Herdeg's tastes continued to be eclectic. He refused to subscribe to doctrine, and often during the early Fifties his preferences flew in the face of the prevailing Swiss International Style. Of the early period he recalls, "I appreciated Richard Lohse and Max Bill. They both did some exemplary work in typography, but I was more impressed by Jan Tschichold, the real typographic genius in Switzerland."

Herdeg was a conductor in the classic sense. He orchestrated the works appearing in his magazine with verve. The most important piece was the Graphis cover. For most artists, to be asked to do a cover was an honor, but then to have it accepted was a peak of professional recognition. Out of 246 (a few of which were done by Herdeg himself), there are some that have not aged well, but on balance the successes prevail. Herdeg had very definite ideas about what a cover should be, defining it this way: "In an ideal case, a cover should have meaning to everything that's inside. Therefore I couldn't use a Mondrian that has nothing to do with an issue. If it was something by an artist inside, that was a plus, but a cover should have a general appeal to the design world. However, that does not mean it should be a bottle of ink and a brush. In fact, there were often misunderstandings because that image is the first that comes to mind when an artist thinks about the arts."

Herdeg's process of scrutinizing and compiling work involved the exercise of looking at exhibitions, meeting a large number of practitioners, and being a member of Alliance Graphique Internationale. His job was made both easier and harder when he was convinced by his London correspondent, Charles Rosner, to begin publishing the Graphis Annual in 1952. Because there was never an entry or hanging fee, tens of thousands of pieces flooded his ZŸrich office each year. And Herdeg alone would wade through the material. "No one else had any influence in the choice. I did the selection and, for the first five years, the layout. Then I started to organize the layout in such a way that a gifted designer on my staff, who had the same ideas of structuring a page, could do it under my supervision." The success of the Graphis Annual led the way for Photographis in 1966 and Graphis Posters in 1973, as well as a series of one-shot Graphis books including those on television graphics, comics, charts and diagrams, and ephemera.

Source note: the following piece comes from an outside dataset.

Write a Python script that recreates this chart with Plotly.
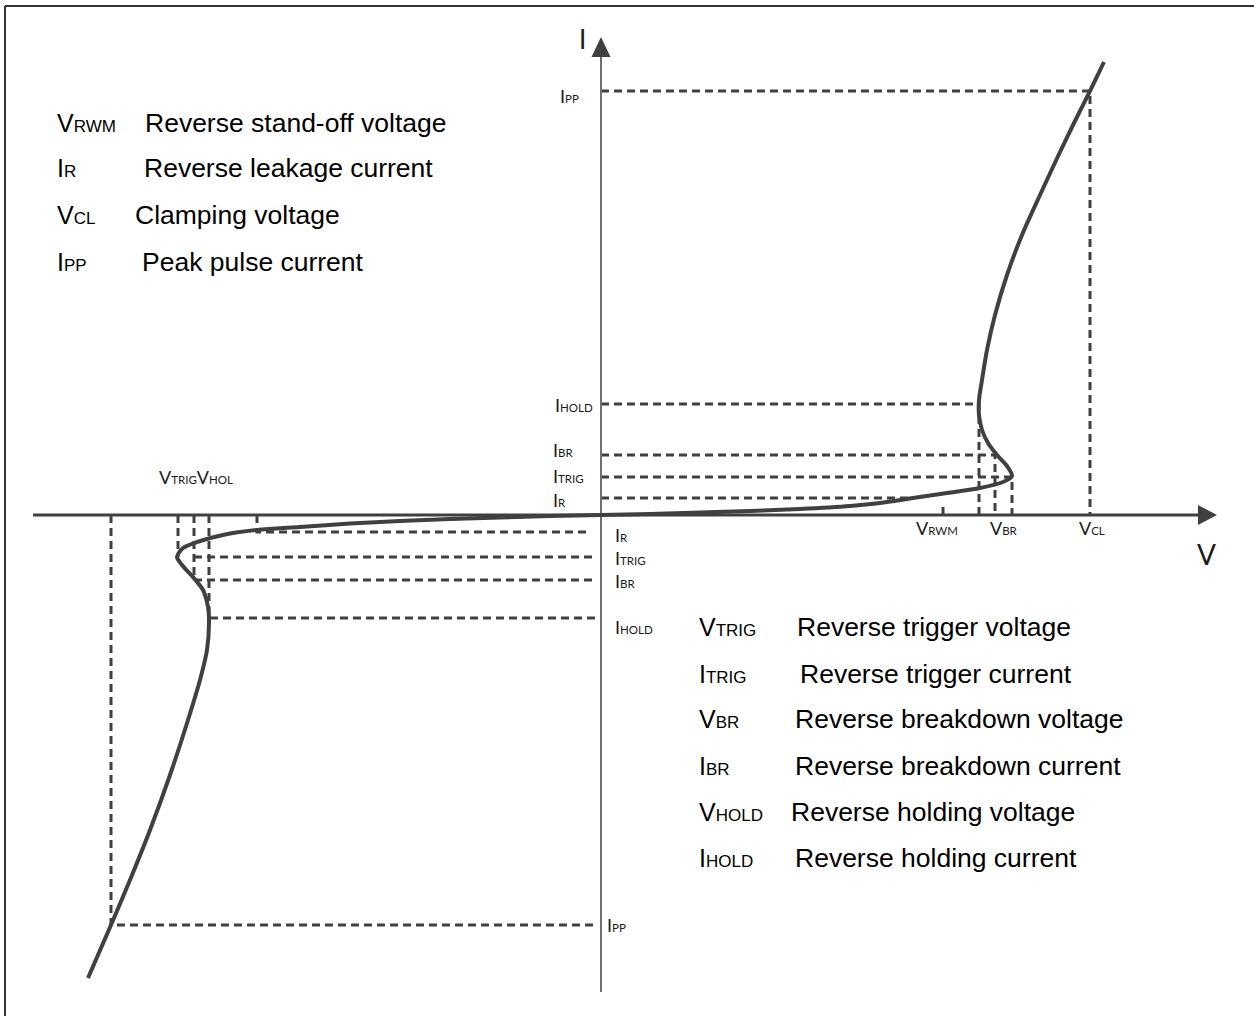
import numpy as np
import plotly.graph_objects as go

W, H = 1254, 1016
OX, OY = 601, 515  # where the V and I axes cross, in figure pixels

INK = "#404040"
AXIS_GRAY = "#707070"
LABEL_FONT = "Lato"
TEXT_FONT = "Liberation Sans"

# Characteristic points of the forward (first quadrant) branch
V_RWM, V_HOLD, V_BR, V_TRIG, V_CL = 342, 378, 394, 411, 489
I_R, I_TRIG, I_BR, I_HOLD, I_PP = 17, 38, 60, 111, 424

# Characteristic points of the reverse (third quadrant) branch
V_RWM_N, V_HOLD_N, V_BR_N, V_TRIG_N, V_CL_N = -344, -392, -407, -423, -490
I_R_N, I_TRIG_N, I_BR_N, I_HOLD_N, I_PP_N = -17, -42, -65, -103, -410

# Snapback I-V curve, forward branch
v_pos = [0, 49, 99, 149, 199, 249, 279, 312, 346, 379, 402, 411, 406, 396, 387,
         381, 378, 378, 381, 386, 394, 406, 421, 439, 459, 474, 489, 503]
i_pos = [0, 1, 2.5, 4, 6, 9, 12, 17, 22, 27, 33, 39, 49, 60, 72,
         85, 100, 115, 135, 165, 200, 240, 280, 320, 363, 394, 424, 453]

# Snapback I-V curve, reverse branch
v_neg = [0, -51, -101, -151, -201, -251, -301, -344, -378, -404, -418, -424, -419,
         -408, -398, -393, -392, -394, -401, -413, -431, -451, -471, -490, -513]
i_neg = [0, -1, -2.5, -4, -6, -8.5, -12, -15, -20, -27, -33, -42, -50,
         -62, -75, -92, -108, -135, -165, -205, -260, -315, -365, -410, -463]

# Symbol tables
legend_top = [("V", "RWM", "Reverse stand-off voltage"),
              ("I", "R", "Reverse leakage current"),
              ("V", "CL", "Clamping voltage"),
              ("I", "PP", "Peak pulse current")]
legend_bottom = [("V", "TRIG", "Reverse trigger voltage"),
                 ("I", "TRIG", "Reverse trigger current"),
                 ("V", "BR", "Reverse breakdown voltage"),
                 ("I", "BR", "Reverse breakdown current"),
                 ("V", "HOLD", "Reverse holding voltage"),
                 ("I", "HOLD", "Reverse holding current")]

# layout of the two symbol tables (figure pixels)
top_rows_y = [123, 168, 215, 262]
top_desc_x = [143, 142, 133, 140]
bottom_rows_y = [627, 674, 719, 766, 812, 858]
bottom_desc_x = [795, 798, 793, 793, 789, 793]

fig = go.Figure()


def dashed(xs, ys):
    fig.add_trace(go.Scatter(x=xs, y=ys, mode="lines", hoverinfo="skip",
                             line=dict(color=INK, width=3, dash="8px,5px")))


# Guide lines, forward branch
i_r_cross = float(np.interp(I_R, i_pos[:12], v_pos[:12]))
dashed([0, V_CL, V_CL], [I_PP, I_PP, 0])
dashed([0, V_HOLD, V_HOLD], [I_HOLD, I_HOLD, 0])
dashed([0, V_BR, V_BR], [I_BR, I_BR, 0])
dashed([0, V_TRIG, V_TRIG], [I_TRIG, I_TRIG, 0])
dashed([0, i_r_cross], [I_R, I_R])
dashed([V_RWM, V_RWM], [0, I_R * 0.6])

# Guide lines, reverse branch
dashed([V_CL_N, V_CL_N, -3], [0, I_PP_N, I_PP_N])
dashed([V_HOLD_N, V_HOLD_N, -5], [0, I_HOLD_N, I_HOLD_N])
dashed([V_BR_N, V_BR_N, -8], [0, I_BR_N, I_BR_N])
dashed([V_TRIG_N, V_TRIG_N], [0, I_TRIG_N])
dashed([V_BR_N, -4], [I_TRIG_N, I_TRIG_N])
dashed([V_RWM_N, V_RWM_N, -10], [0, I_R_N, I_R_N])

# Axes
fig.add_trace(go.Scatter(x=[-568, 597], y=[0, 0], mode="lines", hoverinfo="skip",
                         line=dict(color=INK, width=3)))
fig.add_trace(go.Scatter(x=[0, 0], y=[-477, 458], mode="lines", hoverinfo="skip",
                         line=dict(color=AXIS_GRAY, width=2)))

# I-V curve
for vs, cs in ((v_pos, i_pos), (v_neg, i_neg)):
    fig.add_trace(go.Scatter(x=vs, y=cs, mode="lines", hoverinfo="skip",
                             line=dict(color=INK, width=4, shape="spline", smoothing=0.8)))

shapes = [
    dict(type="path", path="M -9.5,458 L 9.5,458 L 0,478 Z", fillcolor=INK, line=dict(width=0)),
    dict(type="path", path="M 597,10 L 597,-10 L 616,0 Z", fillcolor=INK, line=dict(width=0)),
    # frame
    dict(type="line", xref="paper", yref="paper", x0=5 / W, x1=1, y0=1 - 6 / H, y1=1 - 6 / H,
         line=dict(color="#333333", width=2)),
    dict(type="line", xref="paper", yref="paper", x0=5 / W, x1=5 / W, y0=0, y1=1 - 6 / H,
         line=dict(color="#333333", width=2)),
]

annotations = []


def sym(main, sub, subsize):
    return f'{main}<span style="font-size:{subsize}px">{sub}</span>'


def note(x_px, y_px, text, size, family, anchor="left", color="#000000"):
    annotations.append(dict(x=x_px - OX, y=OY - y_px, text=text, showarrow=False,
                            xanchor=anchor, yanchor="middle",
                            font=dict(family=family, size=size, color=color)))


# Symbol tables
for (m, s, d), y, dx in zip(legend_top, top_rows_y, top_desc_x):
    note(55, y, sym(m, s, 17), 25, TEXT_FONT)
    note(dx, y, d, 26.5, TEXT_FONT)
for (m, s, d), y, dx in zip(legend_bottom, bottom_rows_y, bottom_desc_x):
    note(697, y, sym(m, s, 17), 25, TEXT_FONT)
    note(dx, y, d, 26.5, TEXT_FONT)

LBL = "#1a1a1a"
# Current labels beside the I axis
note(558, 96, sym("I", "PP", 11.5), 18, LABEL_FONT, color=LBL)
note(553, 405, sym("I", "HOLD", 11.5), 18, LABEL_FONT, color=LBL)
note(551, 450, sym("I", "BR", 11.5), 18, LABEL_FONT, color=LBL)
note(551, 476, sym("I", "TRIG", 11.5), 18, LABEL_FONT, color=LBL)
note(551, 500, sym("I", "R", 11.5), 18, LABEL_FONT, color=LBL)
note(613, 535, sym("I", "R", 11.5), 18, LABEL_FONT, color=LBL)
note(613, 558, sym("I", "TRIG", 11.5), 18, LABEL_FONT, color=LBL)
note(613, 581, sym("I", "BR", 11.5), 18, LABEL_FONT, color=LBL)
note(613, 627, sym("I", "HOLD", 11.5), 18, LABEL_FONT, color=LBL)
note(605, 925, sym("I", "PP", 11.5), 18, LABEL_FONT, color=LBL)

# Voltage labels along the V axis
note(937, 528, sym("V", "RWM", 11.5), 18, LABEL_FONT, "center", LBL)
note(1004, 528, sym("V", "BR", 11.5), 18, LABEL_FONT, "center", LBL)
note(1092, 528, sym("V", "CL", 11.5), 18, LABEL_FONT, "center", LBL)
note(157, 477, sym("V", "TRIG", 11.5) + sym("V", "HOL", 11.5), 18, LABEL_FONT, color=LBL)

# Axis names
note(582, 39, "I", 26, LABEL_FONT, "center", LBL)
note(1206, 554, "V", 28, LABEL_FONT, "center", LBL)

fig.update_layout(
    width=W, height=H, margin=dict(l=0, r=0, t=0, b=0),
    paper_bgcolor="white", plot_bgcolor="white", showlegend=False,
    xaxis=dict(range=[-OX, W - OX], visible=False, fixedrange=True),
    yaxis=dict(range=[OY - H, OY], visible=False, fixedrange=True),
    shapes=shapes, annotations=annotations,
)

fig.write_html("out.html")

For the historian, Herdeg's 246 issues are fascinating timelines. While they ignore the timely and superficial trends, they focus on the significant talents. What Herdeg says about the last few years applies to his entire output. "I think in recent issues there might even be some examples of Post-modernism in which I feel there was talent. But then I show them not even realizing that they are Post-modern. I leave that to others who are much more articulate than I. I am so much an 'eye' man. For me, it's all visual."